In the interests of dispelling some of the doe-eyed myths, here is an honest list of some of the crazy (and sometimes dark) things I have worried about in my pregnancy so far…
- Am I a bad mum because I have worried more about Y11 exams than about labour? Is this pattern going to continue as my son gets older, or am I going to get my priorities straight?!
- Will I cope with maternity leave? Spending the whole summer with my husband (also a teacher) and our new arrival is going to be blissful. But what happens when he goes back to work in September and it’s just me and the baby? I like to think I’ll go all super-mum but, in all seriousness, what if I go totally nuts without some adult conversation? Somehow I can’t see myself becoming one of those women who gets really interested in baby yoga and the intricacies of sleep training…

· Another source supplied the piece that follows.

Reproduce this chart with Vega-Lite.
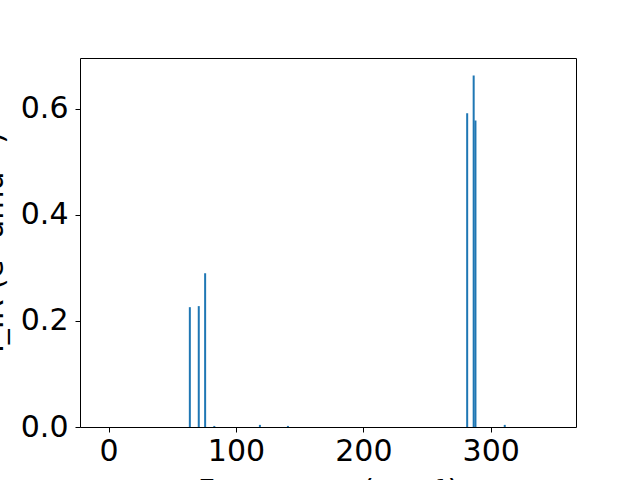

- As a new head of department, the idea of leaving my team for 9 months is terrifying. They are going to be brilliantly led by one of my colleagues, but this doesn’t stop me from being neurotic…what if they forget me? What if I come back and I’m just not needed?! What if I come back and I’ve forgotten how to teach?!
- Returning to work. I don’t know whether this will be a manageable and welcome change, or the worst thing I ever have to do. Even worse, if I DO find it bearable, does that make me a bad parent?! If it does break my heart to leave my child in a nursery, will that make me a worse teacher?
- I have cried about the most ridiculous things:
Not being able to eat a fish hot dog I saw on a TV advert at 11:30pm
Not being able to find my keys
Thinking I’d lost a bra (one I hadn’t even worn in about 2 years…)
Hearing someone ask a beautifully phrased question on Radio 4 Gardener’s Question Time (in my defence, it WAS about Begonias…)
Not being able to stop laughing at a joke during an A level lesson (yes, I laughed for about 5 minutes, and then had a good cry about it. Good thing my A Level students are so cool…)
The EU referendum
The Eurovision Song Contest
A TV advert for a bank (it had a baby in it…)
I feel like now, at the end of May, I am through the worst of the work-related anxiety. Coursework is posted, exams are underway and all I have to think about now is teaching the classes I have left after Y11 and Y13 have gone, and putting things in place for next year. It is a strange thing to plan a calendar when you know you won’t be there, or write a SOL when you know you won’t teach it. I have five working weeks left until I go on maternity leave, and I am making a pledge now to let go of as much of this baggage as I can. Students will still learn, teachers will still teach, and I will be back so quickly that I will lament ANY time that is not spent on cuddles, half-gurgled conversations and watching my baby sleep.